[GreenKeys] Navy Teletype Message Generator
Keith Lueck
kwlueck at swbell.net
Tue Jan 24 10:39:34 EST 2023
I recognized the "MM" prefix as an old National Semiconductor PMOS part - I remember several digital clock and calculator chips in that series. Anyway, I googled this p/n and it's a curious little mask programmed 1024 bit ROM dating to the mid 70's. It could be used as 128 x 8 (probably what they used in this case) or 256 x 4. Seems like the ROM would easily fit the quick brown fox message, or, as you stated be programmed to translate baudot to ASCII (or vice versa). I don't think a processor would've been necessary - the thing could've been driven with some counters and start/stop logic. I wonder if the the big white chip is a UART, or maybe a UART with a built-in baud rate generator...? That also seems unnecessary, but who knows. Wonder what the switch on the far right (off / 10^5 / 10^4 / 10^3) does?
Cool find!
Keith
On Tuesday, January 24, 2023 at 08:41:24 AM CST, Jeffrey Golas <jeffg at junknet.net> wrote:
Thought you guys and gals might find this interesting...I volunteer on Battleship NJ and found this tucked away. Appears to be Navy-like but mentions "project" on it, serial #3 lol. Other than WMS on the board theres no manufacturer.

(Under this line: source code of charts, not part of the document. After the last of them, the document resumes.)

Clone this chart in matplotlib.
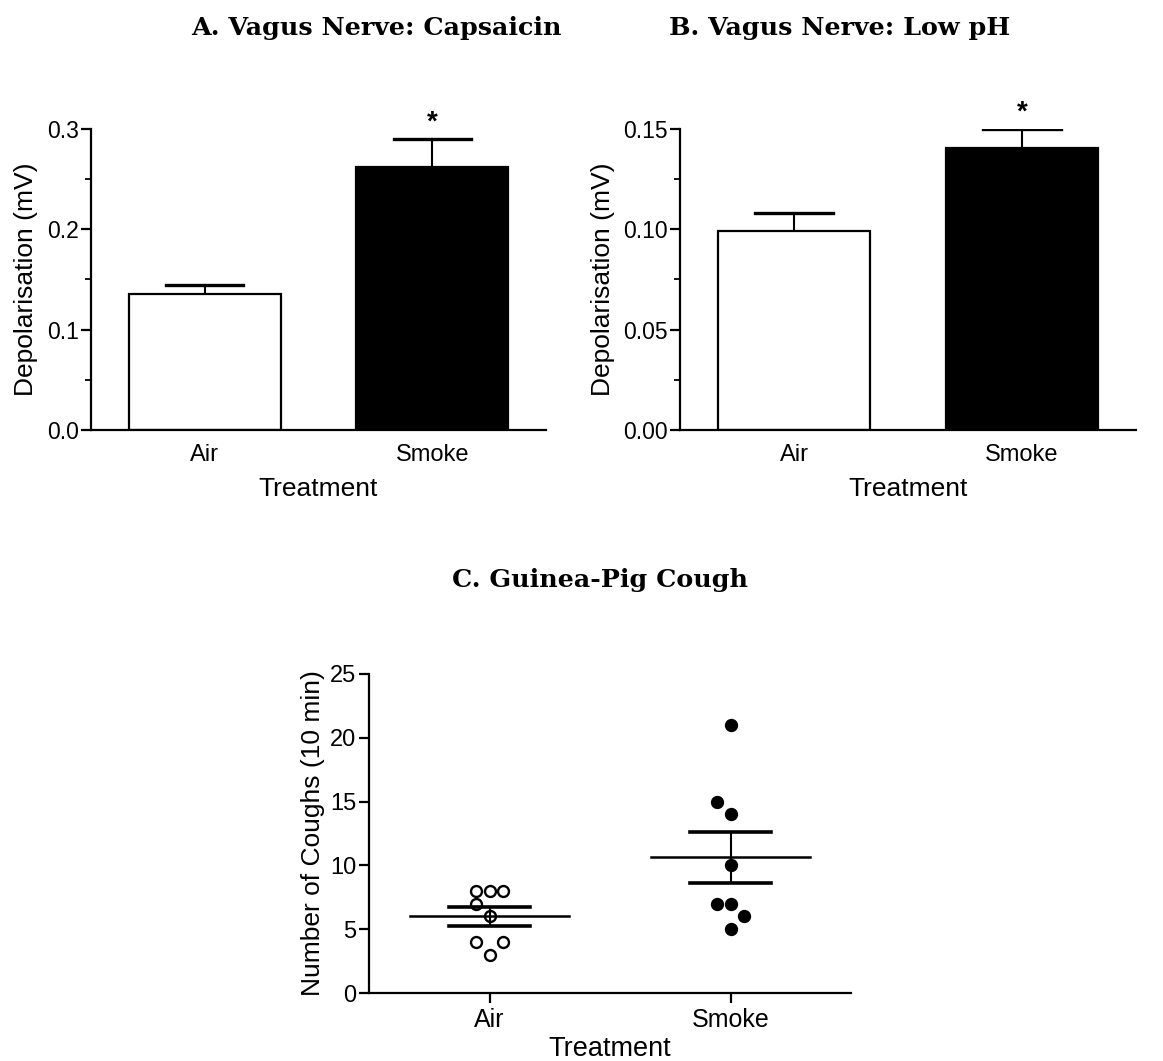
import numpy as np
import matplotlib
matplotlib.use("Agg")
import matplotlib.pyplot as plt

plt.rcParams['font.family'] = ['Liberation Sans', 'DejaVu Sans']

# data
groups = ['Air', 'Smoke']
capsaicin_mean = [0.136, 0.262]
capsaicin_sem = [0.009, 0.028]
lowph_mean = [0.0993, 0.1405]
lowph_sem = [0.0088, 0.0095]
cough_air = [8, 8, 8, 7, 6, 4, 4, 3]
cough_smoke = [21, 15, 14, 10, 7, 7, 6, 5]

# column-scatter spread (in marker widths)
air_spread = [-1, 0, 1, -1, 0, -1, 1, 0]
smoke_spread = [0, -1, 0, 0, -1, 0, 1, 0]

W, H = 1163, 1061
fig = plt.figure(figsize=(W / 100, H / 100), dpi=100)
title_font = dict(family=['DejaVu Serif'], fontweight='bold', fontsize=18.3)


def style_axes(ax, ytick=16.5, xtick=17):
    for s in ['top', 'right']:
        ax.spines[s].set_visible(False)
    for s in ['left', 'bottom']:
        ax.spines[s].set_linewidth(1.6)
    ax.tick_params(axis='y', width=1.6, length=7, labelsize=ytick, pad=2)
    ax.tick_params(axis='x', labelsize=xtick, length=0, pad=10)
    ax.tick_params(axis='y', which='minor', width=1.3, length=4)


def bar_panel(rect, means, sems, ylim, major, minor, fmt, title, title_x):
    ax = fig.add_axes(rect)
    x = np.arange(len(groups))
    ax.bar(x, means, width=0.67, color=['white', 'black'], edgecolor='black', linewidth=1.6, zorder=2)
    for xi, m, s in zip(x, means, sems):
        ax.plot([xi, xi], [m, m + s], color='black', lw=1.5, zorder=1)
        ax.plot([xi - 0.17, xi + 0.17], [m + s, m + s], color='black', lw=2.4, zorder=1)
    ax.text(x[1], means[1] + sems[1] + ylim[1] * 0.012, '*', ha='center', va='bottom',
            fontsize=20, fontweight='bold')
    ax.set_xlim(-0.5, 1.5)
    ax.set_ylim(*ylim)
    ax.set_yticks(major)
    ax.set_yticks(minor, minor=True)
    ax.set_yticklabels([fmt.format(v) for v in major])
    ax.set_xticks(x)
    ax.set_xticklabels(groups)
    ax.set_ylabel('Depolarisation (mV)', fontsize=19, labelpad=6)
    ax.set_xlabel('Treatment', fontsize=19, labelpad=8)
    style_axes(ax)
    fig.text(title_x, 1 - 35 / H, title, ha='center', va='baseline', **title_font)
    return ax


bar_panel([91 / W, 1 - 430 / H, 455 / W, 301 / H], capsaicin_mean, capsaicin_sem, (0, 0.3),
          [0, 0.1, 0.2, 0.3], [0.05, 0.15, 0.25], '{:.1f}',
          'A. Vagus Nerve: Capsaicin', 376 / W)
bar_panel([680 / W, 1 - 430 / H, 456 / W, 301 / H], lowph_mean, lowph_sem, (0, 0.15),
          [0, 0.05, 0.10, 0.15], [0.025, 0.075, 0.125], '{:.2f}',
          'B. Vagus Nerve: Low pH', 840 / W)

# panel C
ax = fig.add_axes([369 / W, 1 - 993 / H, 482 / W, 319 / H])
step = 0.057
for i, (vals, spread, fill) in enumerate([(cough_air, air_spread, 'white'),
                                          (cough_smoke, smoke_spread, 'black')]):
    xs = [i + s * step for s in spread]
    ax.scatter(xs, vals, s=62, facecolor=fill, edgecolor='black', linewidth=1.7, zorder=3)
    m = np.mean(vals)
    sem = np.std(vals, ddof=1) / np.sqrt(len(vals))
    ax.plot([i - 0.33, i + 0.33], [m, m], color='black', lw=1.8, zorder=4)
    ax.plot([i, i], [m - sem, m + sem], color='black', lw=1.5, zorder=4)
    for y in (m - sem, m + sem):
        ax.plot([i - 0.167, i + 0.167], [y, y], color='black', lw=2.6, zorder=4)
ax.set_xlim(-0.5, 1.5)
ax.set_ylim(0, 25)
ax.set_yticks([0, 5, 10, 15, 20, 25])
ax.set_xticks([0, 1])
ax.set_xticklabels(groups)
ax.set_ylabel('Number of Coughs (10 min)', fontsize=19, labelpad=4)
ax.set_xlabel('Treatment', fontsize=19.5, labelpad=3)
style_axes(ax, ytick=17, xtick=18)
ax.tick_params(axis='x', length=7, width=1.6, pad=4)
fig.text(600 / W, 1 - 587 / H, 'C. Guinea-Pig Cough', ha='center', va='baseline', **title_font)

fig.savefig('out.png', dpi=100, facecolor='white')
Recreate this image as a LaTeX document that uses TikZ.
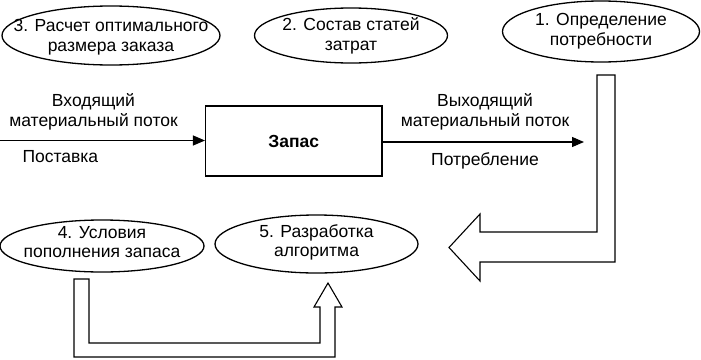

Its a RTTY/Teletype message generator that does the "quick brown fox" message. Whats really interesting is that all that is based on ONE chip whose sole purpose is exactly that. A MM5220DF. Other chips in that series have similar purposes, like ASCII-BAUDOT conversion.
Theres what looks like a white CPU, but Icant find any docs on it. It almost looks like something they had a surplus of, and with no rom, possibly wired it as a NOP (no-operation) so that it would just be an 8 bit counter. I think anyway.
It does seen to work after cleaning all the switches, I plan to test on the loop. All it does is keying via a solid state relay. I tried piping my signal gen through it but Fldigi couldnt decode.